The film is primarily set in Athens, Greece and Hong Kong. In the film, a mercenary has to rescue an archaeologist from the KGB.

==Plot==
An important document, to be presented as evidence in court the next day against a triad boss, has been stolen from the Hong Kong police. Due to time constraints, Sergeant Shek of the Special Duty Unit recruits mercenary Andy Lo, known as the "Eagle Hunter", to retrieve it. Andy breaks into the triad boss's mansion where he fights his henchmen and tricks the triad boss into opening his safe where the document is hidden.

Later, Andy receives a letter from his archaeologist friend, Shum Kwan, who discovered a mysterious artifact in Greece and wants Andy to examine it with him, but also warns him to be cautious as Shum is being tailed by international spies. Andy arrives in Greece with his nephew Ban-Ban and assistant Snooker. While Andy is sightseeing at the Parthenon with Ban-Ban and Snooker, he bumps into Shum. Shum is ambushed and chased down by KGB thugs posing as Interpol agents. Andy, along with actual agents Cindy Morgan and Billy, give chase and beat up the thugs while Shum escapes. Afterward, Cindy and Billy reveal to Andy that they know of his identity as the Eagle Hunter, inform him of Shum's situation of being hunted by the KGB, and persuade him to cooperate with them to help his friend.

Shum arrives at the hotel where Andy is residing. He gets shot by a KGB thug posing as Andy's assistant, but manages to subdue the thug and escape. Shum leaves a baggage containing the mysterious artifact in Andy's hotel room before being captured by Karov, head of the KGB. Shum is tranquilized by Karov when he refuses to tell him the whereabouts of the artifact, but Karov is able to deduce that it may be kept by Andy.

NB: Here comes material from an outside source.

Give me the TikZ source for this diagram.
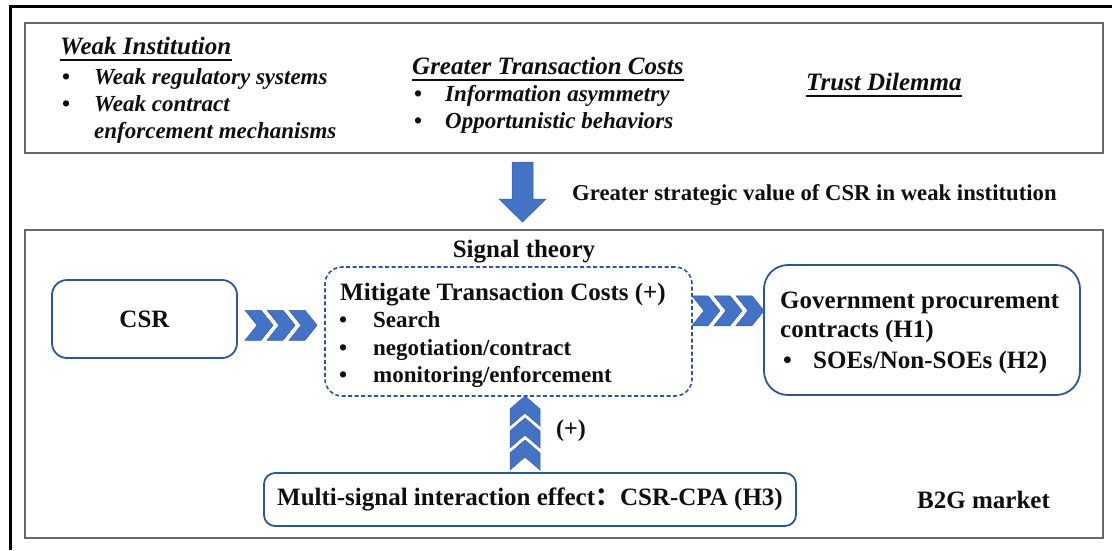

After returning to Hong Kong, Andy's older sister informs him about a phone call made by Shum's younger sister, Winnie, and gives him the address of a gymnasium where she trains. Ban-Ban opens the luggage containing the mysterious artifact, the Magic Crystal, a large piece of jade with magical powers that can talk, and befriends it. Andy meets Winnie, who states that she has had no news of her brother for a month. Andy, Winnie and Lo Sai, an aggressive stalker of Winnie, are ambushed by Karov's thugs and Andy fights them off and rescues Winnie. Winnie goes to hide in Andy's house, while Lo Sai also follows, much to everyone's annoyance.

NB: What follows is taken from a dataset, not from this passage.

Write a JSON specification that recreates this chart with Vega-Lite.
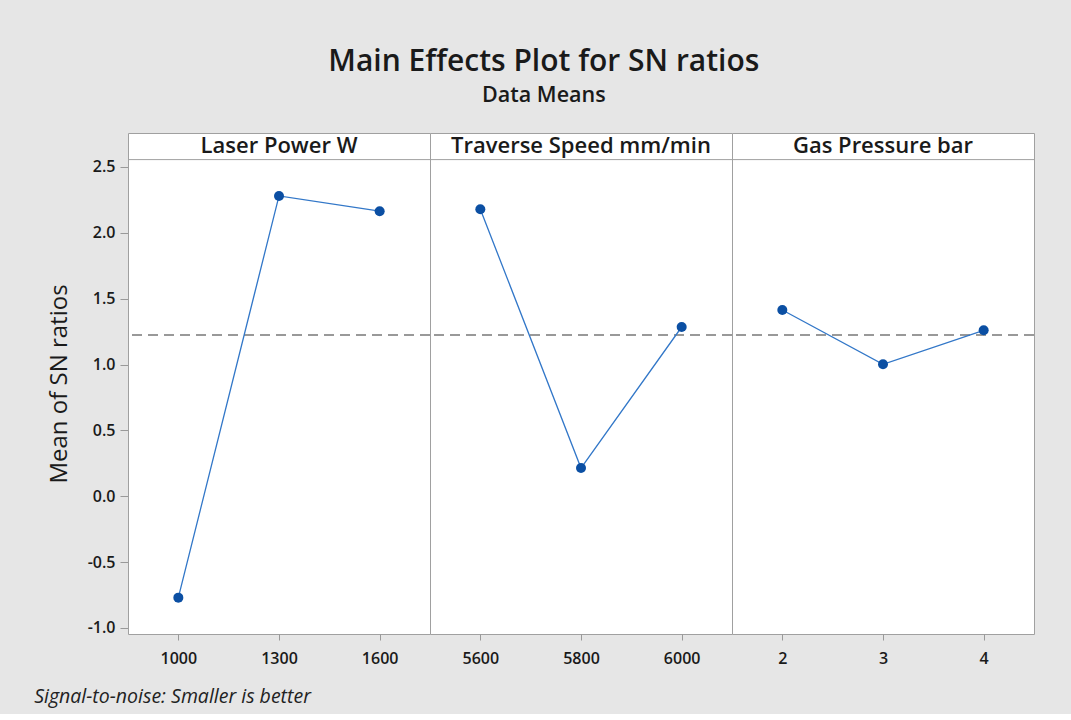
{
  "$schema": "https://vega.github.io/schema/vega-lite/v6.json",
  "background": "#e6e6e6",
  "padding": {"left": 34, "top": 47, "right": 35, "bottom": 8},
  "title": {
    "text": "Main Effects Plot for SN ratios",
    "subtitle": "Data Means",
    "anchor": "middle",
    "fontSize": 30,
    "fontWeight": 600,
    "color": "#1a1a1a",
    "subtitleFontSize": 21.5,
    "subtitleFontWeight": 600,
    "subtitleColor": "#1a1a1a",
    "subtitlePadding": 8,
    "offset": 26,
    "dx": 9
  },
  "data": {
    "values": [
      {"factor": "Laser Power W", "level": "1000", "idx": 1, "mean": -0.770},
      {"factor": "Laser Power W", "level": "1300", "idx": 2, "mean": 2.280},
      {"factor": "Laser Power W", "level": "1600", "idx": 3, "mean": 2.164},
      {"factor": "Traverse Speed mm/min", "level": "5600", "idx": 1, "mean": 2.179},
      {"factor": "Traverse Speed mm/min", "level": "5800", "idx": 2, "mean": 0.214},
      {"factor": "Traverse Speed mm/min", "level": "6000", "idx": 3, "mean": 1.285},
      {"factor": "Gas Pressure bar", "level": "2", "idx": 1, "mean": 1.414},
      {"factor": "Gas Pressure bar", "level": "3", "idx": 2, "mean": 1.002},
      {"factor": "Gas Pressure bar", "level": "4", "idx": 3, "mean": 1.260}
    ]
  },
  "vconcat": [
    {
      "title": {
        "text": "Signal-to-noise: Smaller is better",
        "orient": "bottom",
        "anchor": "start",
        "fontSize": 19.5,
        "fontStyle": "italic",
        "fontWeight": "normal",
        "color": "#222222",
        "offset": 21,
        "dx": -13
      },
      "facet": {
        "column": {
          "field": "factor",
          "type": "nominal",
          "sort": ["Laser Power W", "Traverse Speed mm/min", "Gas Pressure bar"],
          "header": {"labels": false, "title": null}
        }
      },
      "spacing": {"column": 0, "row": 0},
      "bounds": "flush",
      "resolve": {"scale": {"x": "independent"}},
      "spec": {
        "width": 302,
        "height": 501,
        "encoding": {
          "x": {
            "field": "level",
            "type": "ordinal",
            "scale": {"type": "point", "padding": 0.5},
            "axis": {
              "title": null,
              "labelAngle": 0,
              "domain": false,
              "ticks": true,
              "tickSize": 6,
              "tickColor": "#999999",
              "labelFontSize": 16,
              "labelFontWeight": 600,
              "labelColor": "#1a1a1a",
              "labelPadding": 10
            }
          },
          "y": {
            "field": "mean",
            "type": "quantitative",
            "scale": {"domain": [-1.046, 2.758], "nice": false, "zero": false},
            "axis": {
              "title": "Mean of SN ratios",
              "titleFontSize": 24,
              "titleFontWeight": "normal",
              "titleColor": "#1a1a1a",
              "titlePadding": 16,
              "values": [-1, -0.5, 0, 0.5, 1, 1.5, 2, 2.5],
              "labelExpr": "replace(format(datum.value, '.1f'), '\u2212', '-')",
              "grid": false,
              "domain": false,
              "tickSize": 8,
              "tickColor": "#999999",
              "labelFontSize": 16,
              "labelFontWeight": 600,
              "labelColor": "#1a1a1a",
              "labelPadding": 5
            }
          }
        },
        "layer": [
          {
            "transform": [{"filter": "datum.idx == 2"}],
            "mark": {"type": "rule", "color": "#999999", "strokeWidth": 2, "strokeDash": [10, 6]},
            "encoding": {"x": null, "y": {"datum": 1.225}}
          },
          {
            "transform": [{"filter": "datum.idx == 2"}],
            "mark": {"type": "rule", "color": "#a0a0a0", "strokeWidth": 1},
            "encoding": {"x": null, "y": {"datum": 2.556}}
          },
          {
            "mark": {"type": "line", "color": "#3277c8", "strokeWidth": 1.3}
          },
          {
            "mark": {"type": "point", "filled": true, "opacity": 1, "color": "#0b4fa3", "size": 100}
          },
          {
            "transform": [{"filter": "datum.idx == 2"}],
            "mark": {"type": "text", "fontSize": 22, "fontWeight": 600, "color": "#1a1a1a", "baseline": "middle"},
            "encoding": {"y": {"datum": 2.66}, "text": {"field": "factor"}}
          }
        ]
      }
    }
  ],
  "config": {
    "font": "Open Sans",
    "facet": {"spacing": 0},
    "view": {"stroke": "#a0a0a0", "fill": "white", "strokeWidth": 1}
  }
}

Ban-Ban and the jade play magical tricks on Lo Sai and defeat a bully at school. Sergeant Shek questions Andy, Winnie, and Lo Sai about their attack the previous evening. When Cindy and Billy also arrive in Hong Kong, they meet with Andy before running into Karov, who demands Andy hand over the jade. Andy fights off Karov's thugs, escape with Winnie and tells Snooker to take a look at their baggage brought back from Greece. Lo Sai discovers the jade, which gives him the power to command people to do his bidding. However, Lo Sai does not realize that this power only works within five feet of the jade; he goes to rob a bank by himself and is taken to an asylum as a result.

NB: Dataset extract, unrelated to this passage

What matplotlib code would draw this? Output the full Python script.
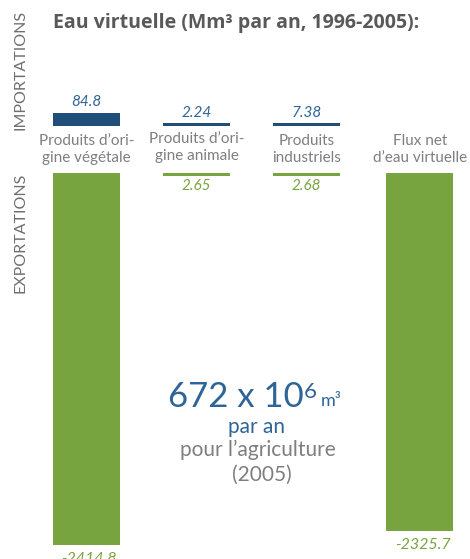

Andy receives a call from Shek that he has found Shum and is at his house. Andy arrives at Shek's home and finds both Shek and Shum dead before he is knocked unconscious. Andy wakes up being arrested by Cindy and Billy, who believe he murdered Shek. Meanwhile, Andy's sister is attacked by Karov and his men at home, but she fends them off until Cindy arrives, whereupon Karov escapes after kidnapping both Ban-Ban and the jade.

Karov hires an assassin to kill Andy with ice bullets, but the attempt fails. Andy escapes from prison with help from Billy, who reveals that he's doing this to mislead Krakov's moles in the police force. The two join Cindy, Snooker and Andy's sister at Karov's headquarters, where they fight Karov and his henchmen. Karov escapes, but they are able to rescue Ban-Ban, and Cindy suggests to keep the child protected at the police station. At the station the jade activates, enabling Ban-Ban to leave the station and take the jade to Greece by himself. A police mole informs Karov about Ban-Ban's whereabouts but is then arrested by Billy.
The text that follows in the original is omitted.